The “dao” mostly resembles the Bidayuh people’s war sword called pandat as well as the parang latok or latok from Kalimantan.
5. How a woman was buried
Banks in his paper pointed out, “One of the oddest things common to Kayans and to Nagas was the hanging up of the departed lady’s sun hat beneath her tomb. I do not know anyone else does this and it is an extraordinary custom to crop up thousands of miles apart.”
6.Bachelor’s house or head house
A baruk (also known as pangah/baluh/balu/pangarah) is an important architectural feature in a traditional Bidayuh village.
It works as a meeting hall, shelter and where they used to keep the heads of their enemies.
Similarly, the Naga people have a bachelor’s house where they had meeting, welcomed strangers and kept the heads.
In the olden days, women were not allowed to enter this house.
7.Jar burials
Jar burials were common in many cultures throughout Southeast Asia.

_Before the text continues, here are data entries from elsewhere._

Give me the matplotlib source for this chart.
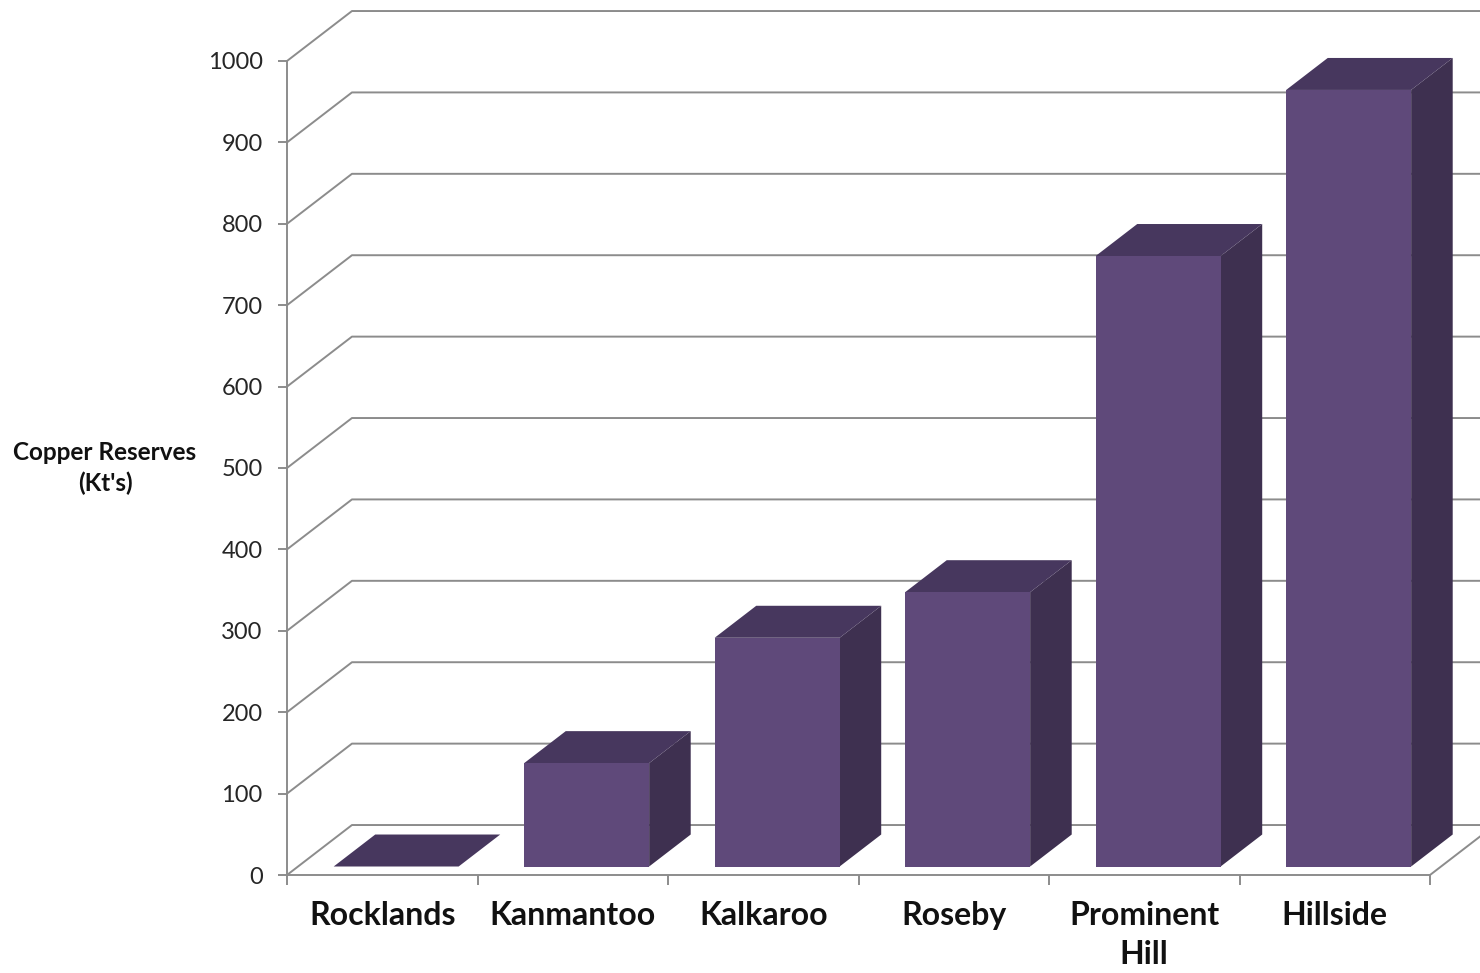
import matplotlib.pyplot as plt
import matplotlib.ticker as mticker

# data
mines = ['Rocklands', 'Kanmantoo', 'Kalkaroo', 'Roseby', 'Prominent\nHill', 'Hillside']
reserves = [0, 127, 281, 337, 750, 954]
y_ticks = list(range(0, 1001, 100))

plt.rcParams['font.family'] = ['Lato', 'DejaVu Sans']

front_col = '#5F497A'
top_col = '#47375E'
side_col = '#3E3050'
grid_col = '#8C8C8C'

# oblique 3D look, depth vector in data units
DX, DY = 0.341, 61.4
f0, f1 = 0.17, 0.81      # bar depth range (fraction of floor depth)
bar_w = 0.656

fig = plt.figure(figsize=(14.8, 9.73), dpi=100)
ax = fig.add_axes([287/1480, 98/973, 1143/1480, 814/973])
ax.set_xlim(0, 6)
ax.set_ylim(0, 1000)

# back wall gridlines with diagonal connectors
x_right = 6.5
for v in y_ticks:
    ax.plot([0, DX, x_right], [v, v + DY, v + DY], color=grid_col, lw=1.4,
            clip_on=False, zorder=1)
# right floor edge
ax.plot([6, 6 + DX], [0, DY], color=grid_col, lw=1.4, clip_on=False, zorder=1)

# bars
for i, v in enumerate(reserves):
    x0 = i + 0.515 - bar_w/2 + f0*DX
    x1 = x0 + bar_w
    y0 = f0*DY
    y1 = y0 + v
    ddx = (f1 - f0)*DX
    ddy = (f1 - f0)*DY
    # side face
    ax.fill([x1, x1 + ddx, x1 + ddx, x1], [y0, y0 + ddy, y1 + ddy, y1],
            color=side_col, lw=0, zorder=3, clip_on=False)
    # top face
    ax.fill([x0, x1, x1 + ddx, x0 + ddx], [y1, y1, y1 + ddy, y1 + ddy],
            color=top_col, lw=0, zorder=3, clip_on=False)
    # front face
    if v > 0:
        ax.fill([x0, x1, x1, x0], [y0, y0, y1, y1],
                color=front_col, lw=0, zorder=4, clip_on=False)

# axes styling
for s in ['top', 'right']:
    ax.spines[s].set_visible(False)
for s in ['left', 'bottom']:
    ax.spines[s].set_color(grid_col)
    ax.spines[s].set_linewidth(1.4)
    ax.spines[s].set_zorder(2)

ax.set_yticks(y_ticks)
ax.tick_params(axis='y', length=6.5, width=1.4, color=grid_col, pad=11,
               labelsize=17, labelcolor='#262626')

ax.set_xticks(range(0, 7))
ax.xaxis.set_major_formatter(mticker.NullFormatter())
ax.set_xticks([i + 0.5 for i in range(len(mines))], minor=True)
ax.set_xticklabels(mines, minor=True, fontsize=23, fontweight='bold',
                   linespacing=1.4)
ax.tick_params(axis='x', which='major', length=7.5, width=1.4, color=grid_col)
ax.tick_params(axis='x', which='minor', length=0, pad=19, labelcolor='#111111')
ax.patch.set_alpha(0)

fig.text(105/1480, 1 - 468/973, "Copper Reserves\n(Kt's)", ha='center',
         va='center', fontsize=17.5, fontweight='bold', color='#111111',
         linespacing=1.4)

fig.savefig('out.png', dpi=100)
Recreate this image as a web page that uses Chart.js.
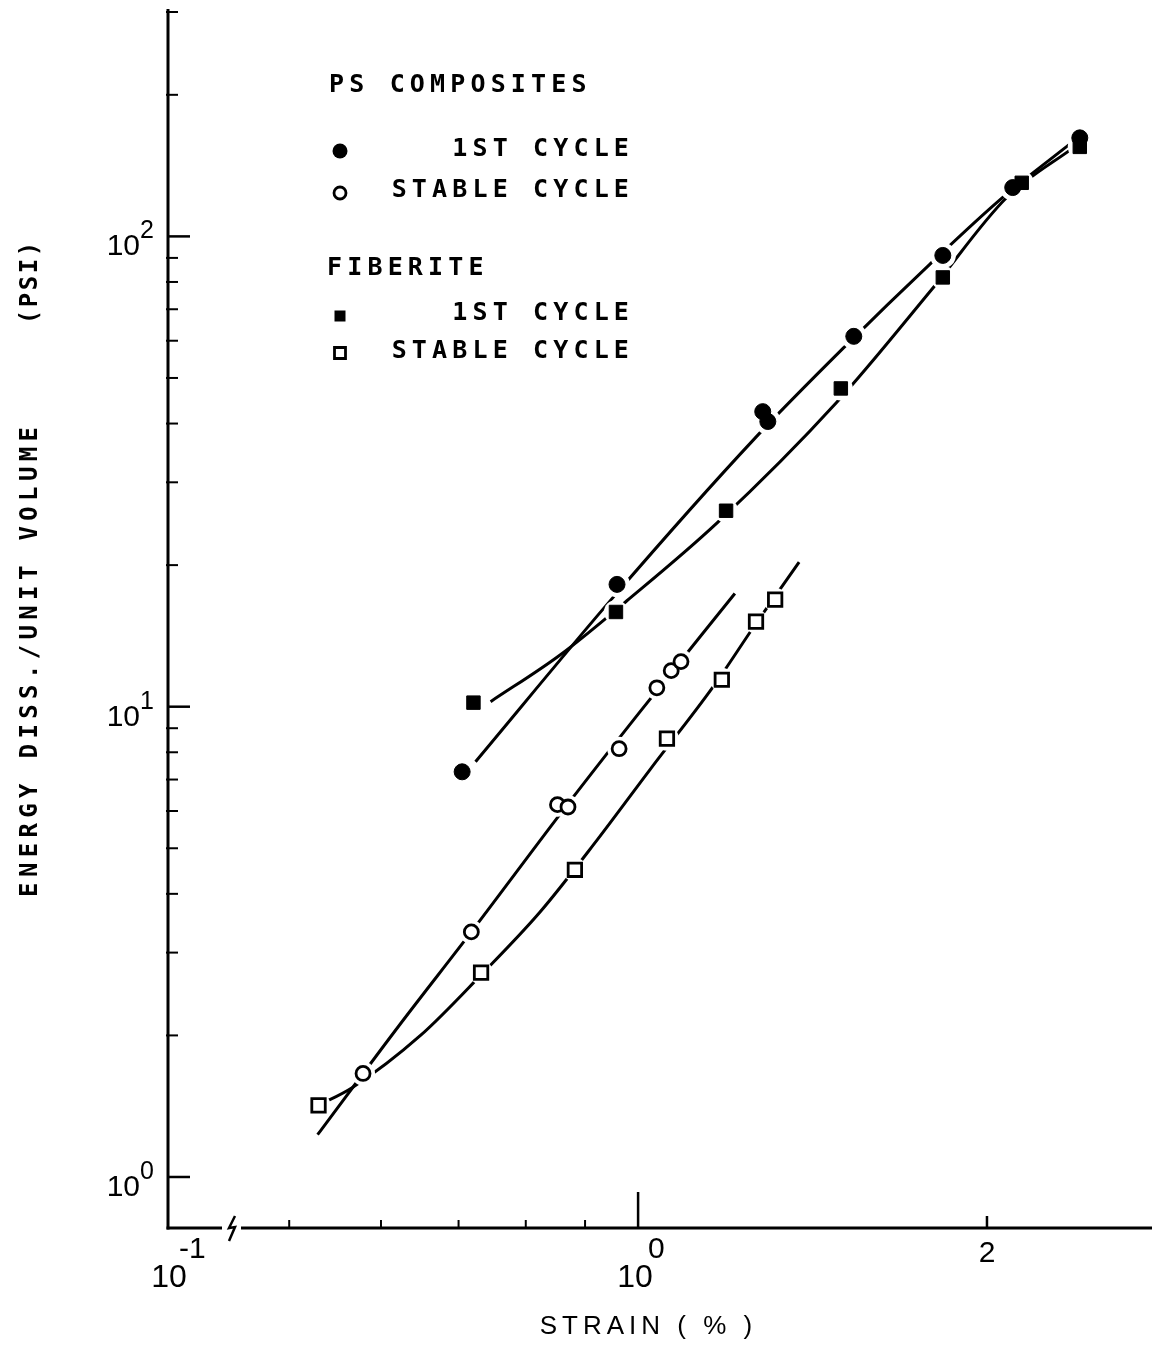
<!DOCTYPE html>
<html>
<head>
<meta charset="utf-8">
<script src="https://cdn.jsdelivr.net/npm/chart.js@4.4.1/dist/chart.umd.min.js"></script>
<style>
  html, body { margin: 0; padding: 0; background: #fff; overflow: hidden; }
  #wrap { width: 1152px; height: 1348px; overflow: hidden; }
  #chart { display: block; width: 1152px; height: 1348px; }
</style>
</head>
<body>
<div id="wrap"><canvas id="chart" width="1152" height="1348"></canvas></div>
<script>
// --- data: strain (%) vs energy dissipated / unit volume (psi) ---

// PS composites, 1st cycle (filled circles)
const psFirstX = [0.705, 0.959, 1.281, 1.294, 1.535, 1.832, 2.105, 2.405];
const psFirstY = [7.27, 18.2, 42.4, 40.4, 61.3, 91.1, 127, 162];
// PS composites, stable cycle (open circles)
const psStableX = [0.579, 0.718, 0.852, 0.870, 0.963, 1.038, 1.068, 1.089];
const psStableY = [1.66, 3.32, 6.19, 6.12, 8.14, 10.97, 11.93, 12.47];
// Fiberite, 1st cycle (filled squares)
const fibFirstX = [0.721, 0.957, 1.191, 1.496, 1.832, 2.143, 2.405];
const fibFirstY = [10.2, 15.9, 26.1, 47.5, 81.8, 130, 155];
// Fiberite, stable cycle (open squares)
const fibStableX = [0.530, 0.732, 0.882, 1.059, 1.181, 1.264, 1.313];
const fibStableY = [1.42, 2.72, 4.50, 8.55, 11.41, 15.17, 16.89];

// hand-drawn fit curves
const psFirstFitX = [0.724, 0.952, 1.261, 1.508, 1.785, 2.059, 2.38];
const psFirstFitY = [7.64, 17.1, 37.2, 58.3, 87.2, 120.5, 160];
const fibFirstFitX = [0.746, 0.857, 0.978, 1.170, 1.484, 1.792, 2.080, 2.38];
const fibFirstFitY = [10.25, 12.9, 16.8, 24.6, 44.4, 77.1, 121, 155];
const psStableFitX = [0.529, 0.623, 0.718, 0.865, 1.004, 1.212];
const psStableFitY = [1.23, 2.11, 3.32, 6.10, 9.76, 17.4];
const fibStableFitX = [0.530, 0.567, 0.649, 0.732, 0.823, 0.922, 1.024, 1.161, 1.261, 1.377];
const fibStableFitY = [1.42, 1.55, 2.0, 2.69, 3.66, 5.21, 7.35, 11.03, 14.9, 20.3];

// --- axis ticks ---
const yMajorTicks = [1, 10, 100];
const yMajorExp = ['0', '1', '2'];
const yMinorTicks = [2, 3, 4, 5, 6, 7, 8, 9, 20, 30, 40, 50, 60, 70, 80, 90, 200, 300];
const xSmallTicks = [0.5, 0.6, 0.7, 0.8, 0.9];
const xOneTick = 1;
const xTwoTick = 2;

const pts = (xs, ys) => xs.map((x, i) => ({ x: x, y: ys[i] }));

const MONO = '"DejaVu Sans Mono", "Liberation Mono", monospace';
const SANS = '"Liberation Sans", Arial, sans-serif';

// one character per fixed cell, like the plotter lettering
function drawMono(ctx, text, left, y, adv) {
    ctx.textAlign = 'center';
    for (let i = 0; i < text.length; i++) {
        ctx.fillText(text[i], left + adv * (i + 0.5), y);
    }
}

// proportional text with extra letter spacing, centred on cx
function drawSpaced(ctx, text, cx, y, extra) {
    ctx.textAlign = 'left';
    let w = 0;
    for (const ch of text) w += ctx.measureText(ch).width + extra;
    w -= extra;
    let x = cx - w / 2;
    for (const ch of text) {
        ctx.fillText(ch, x, y);
        x += ctx.measureText(ch).width + extra;
    }
}

function drawMarker(ctx, kind, x, y, s) {
    ctx.beginPath();
    if (kind === 'circle' || kind === 'ocircle') {
        ctx.arc(x, y, s, 0, Math.PI * 2);
    } else {
        ctx.rect(x - s, y - s, s * 2, s * 2);
    }
    if (kind === 'circle' || kind === 'square') {
        ctx.fill();
    } else {
        ctx.lineWidth = 2.8;
        ctx.stroke();
    }
}

// white halo round the symbols so the lines stop short of them
const markerGaps = {
    id: 'markerGaps',
    beforeDraw(chart) { chart.$gapsDone = false; },
    beforeDatasetDraw(chart, args) {
        const ds = chart.data.datasets[args.index];
        if (chart.$gapsDone || !ds.gap) return;
        chart.$gapsDone = true;
        const ctx = chart.ctx;
        ctx.save();
        ctx.fillStyle = '#fff';
        chart.data.datasets.forEach((d, i) => {
            if (!d.gap) return;
            chart.getDatasetMeta(i).data.forEach(p => {
                ctx.beginPath();
                ctx.arc(p.x, p.y, d.gap, 0, Math.PI * 2);
                ctx.fill();
            });
        });
        ctx.restore();
    }
};

// axes, ticks, labels, titles and key drawn in the plotter style
const plotterFrame = {
    id: 'plotterFrame',
    afterDraw(chart) {
        const ctx = chart.ctx;
        const xs = chart.scales.x, ys = chart.scales.y;
        const a = chart.chartArea;
        ctx.save();
        ctx.strokeStyle = '#000';
        ctx.fillStyle = '#000';
        ctx.lineCap = 'butt';

        // y axis
        ctx.lineWidth = 3;
        ctx.beginPath();
        ctx.moveTo(a.left, a.top - 3);
        ctx.lineTo(a.left, a.bottom + 1.5);
        ctx.stroke();
        ctx.lineWidth = 2.5;
        yMajorTicks.forEach(v => {
            const py = ys.getPixelForValue(v);
            ctx.beginPath(); ctx.moveTo(a.left, py); ctx.lineTo(a.left + 22, py); ctx.stroke();
        });
        ctx.lineWidth = 2;
        yMinorTicks.forEach(v => {
            const py = ys.getPixelForValue(v);
            ctx.beginPath(); ctx.moveTo(a.left - 2, py); ctx.lineTo(a.left + 10, py); ctx.stroke();
        });

        // x axis with break
        const brk = a.left + 62;
        ctx.lineWidth = 3;
        ctx.beginPath();
        ctx.moveTo(a.left - 1.5, a.bottom); ctx.lineTo(brk - 8, a.bottom);
        ctx.moveTo(brk + 11, a.bottom); ctx.lineTo(a.right, a.bottom);
        ctx.stroke();
        ctx.lineWidth = 2.5;
        ctx.beginPath();
        ctx.moveTo(brk + 5, a.bottom - 12);
        ctx.lineTo(brk - 1, a.bottom);
        ctx.lineTo(brk + 5, a.bottom - 1);
        ctx.lineTo(brk - 1, a.bottom + 13);
        ctx.stroke();
        ctx.lineWidth = 2;
        xSmallTicks.forEach(v => {
            const px = xs.getPixelForValue(v);
            ctx.beginPath(); ctx.moveTo(px, a.bottom); ctx.lineTo(px, a.bottom - 8); ctx.stroke();
        });
        ctx.lineWidth = 2.5;
        const px1 = xs.getPixelForValue(xOneTick);
        ctx.beginPath(); ctx.moveTo(px1, a.bottom); ctx.lineTo(px1, a.bottom - 36); ctx.stroke();
        const px2 = xs.getPixelForValue(xTwoTick);
        ctx.beginPath(); ctx.moveTo(px2, a.bottom); ctx.lineTo(px2, a.bottom - 12); ctx.stroke();

        // y tick labels: 10^n
        ctx.textBaseline = 'alphabetic';
        yMajorTicks.forEach((v, i) => {
            const py = ys.getPixelForValue(v);
            ctx.font = '30px ' + SANS;
            ctx.textAlign = 'right';
            ctx.fillText('10', 140, py + 19);
            ctx.font = '25px ' + SANS;
            ctx.textAlign = 'left';
            ctx.fillText(yMajorExp[i], 140, py + 2);
        });

        // x tick labels
        ctx.font = '32px ' + SANS;
        ctx.textAlign = 'center';
        ctx.fillText('10', a.left + 1, a.bottom + 59);
        ctx.fillText('10', px1 - 3, a.bottom + 59);
        ctx.font = '30px ' + SANS;
        ctx.textAlign = 'left';
        ctx.fillText('-1', a.left + 11, a.bottom + 30);
        ctx.fillText('0', px1 + 10, a.bottom + 30);
        ctx.textAlign = 'center';
        ctx.fillText('2', px2, a.bottom + 34);

        // axis titles
        ctx.font = '26px ' + SANS;
        ctx.textBaseline = 'middle';
        drawSpaced(ctx, 'STRAIN ( % )', 646, 1327, 5);

        ctx.font = 'bold 24px ' + MONO;
        ctx.save();
        ctx.translate(31, 0);
        ctx.rotate(-Math.PI / 2);
        const t1 = 'ENERGY DISS./UNIT VOLUME';
        drawMono(ctx, t1, -662 - t1.length * 19.8 / 2, 0, 19.8);
        drawMono(ctx, '(PSI)', -283 - 5 * 17 / 2, 0, 17);
        ctx.restore();

        // key
        ctx.font = 'bold 25px ' + MONO;
        const adv = 20.2;
        drawMono(ctx, 'PS COMPOSITES', 326.5, 85, adv);
        drawMono(ctx, '1ST CYCLE', 631.5 - 9 * adv, 149, adv);
        drawMono(ctx, 'STABLE CYCLE', 631.5 - 12 * adv, 190, adv);
        drawMono(ctx, 'FIBERITE', 324.5, 268, adv);
        drawMono(ctx, '1ST CYCLE', 631.5 - 9 * adv, 313, adv);
        drawMono(ctx, 'STABLE CYCLE', 631.5 - 12 * adv, 351, adv);
        drawMarker(ctx, 'circle', 340, 151, 7.5);
        drawMarker(ctx, 'ocircle', 340, 193, 6);
        drawMarker(ctx, 'square', 340, 316, 5.5);
        drawMarker(ctx, 'osquare', 340, 353, 5.5);

        ctx.restore();
    }
};

const lineStyle = {
    showLine: true, pointRadius: 0, borderColor: '#000', borderWidth: 3,
    cubicInterpolationMode: 'monotone', fill: false, order: 2
};

new Chart(document.getElementById('chart').getContext('2d'), {
    type: 'scatter',
    data: {
        datasets: [
            Object.assign({ label: 'PS 1st fit', data: pts(psFirstFitX, psFirstFitY) }, lineStyle),
            Object.assign({ label: 'Fiberite 1st fit', data: pts(fibFirstFitX, fibFirstFitY) }, lineStyle),
            Object.assign({ label: 'PS stable fit', data: pts(psStableFitX, psStableFitY) }, lineStyle),
            Object.assign({ label: 'Fiberite stable fit', data: pts(fibStableFitX, fibStableFitY) }, lineStyle),
            {
                label: 'PS 1st cycle', data: pts(psFirstX, psFirstY), order: 1, gap: 13,
                pointStyle: 'circle', pointRadius: 8, backgroundColor: '#000',
                borderColor: '#000', borderWidth: 1
            },
            {
                label: 'PS stable cycle', data: pts(psStableX, psStableY), order: 1, gap: 12,
                pointStyle: 'circle', pointRadius: 7, backgroundColor: '#fff',
                borderColor: '#000', borderWidth: 2.8
            },
            {
                label: 'Fiberite 1st cycle', data: pts(fibFirstX, fibFirstY), order: 1, gap: 12,
                pointStyle: 'rect', pointRadius: 9.5, backgroundColor: '#000',
                borderColor: '#000', borderWidth: 1
            },
            {
                label: 'Fiberite stable cycle', data: pts(fibStableX, fibStableY), order: 1, gap: 12,
                pointStyle: 'rect', pointRadius: 9.5, backgroundColor: '#fff',
                borderColor: '#000', borderWidth: 2.8
            }
        ]
    },
    options: {
        responsive: false,
        animation: false,
        layout: { autoPadding: false, padding: { left: 168, top: 12, right: 0, bottom: 120 } },
        plugins: { legend: { display: false }, tooltip: { enabled: false } },
        scales: {
            x: { type: 'logarithmic', min: 0.393, max: 2.776, display: false },
            y: { type: 'logarithmic', min: 0.779, max: 300, display: false }
        }
    },
    plugins: [markerGaps, plotterFrame]
});
</script>
</body>
</html>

However, the manner of how a jar burial was conducted might differ.
According to Banks, the Kelabits used to cut a ridge in the jungle, dig a trench, put in the jar containing the bones of the deceased and erect an upright stone pillar with a large flat stone at its base.
“These menhirs are just the same as those used by some of the Nagas, the likeness is astonishing,” he stated.
8.The naming of a son
Banks also claimed there was a similarity in the ceremony for naming a son between the Naga people and the Kayans.
He stated, “A 100 foot jointed bamboo pole was placed in the ground and supported by a forked stick about one third of the way up so that the rest of the pole bent over in a graceful arc with the tip almost touching the ground. The pole was covered with bamboo leaves, gourds and flat pieces of bamboo were tied on near the tip and the whole thing clapped away merrily when the wind blew. You can see a picture of one in Hose’s book. In pre-war days, there were lots of these lovely things up and down the banks of the Baram river.”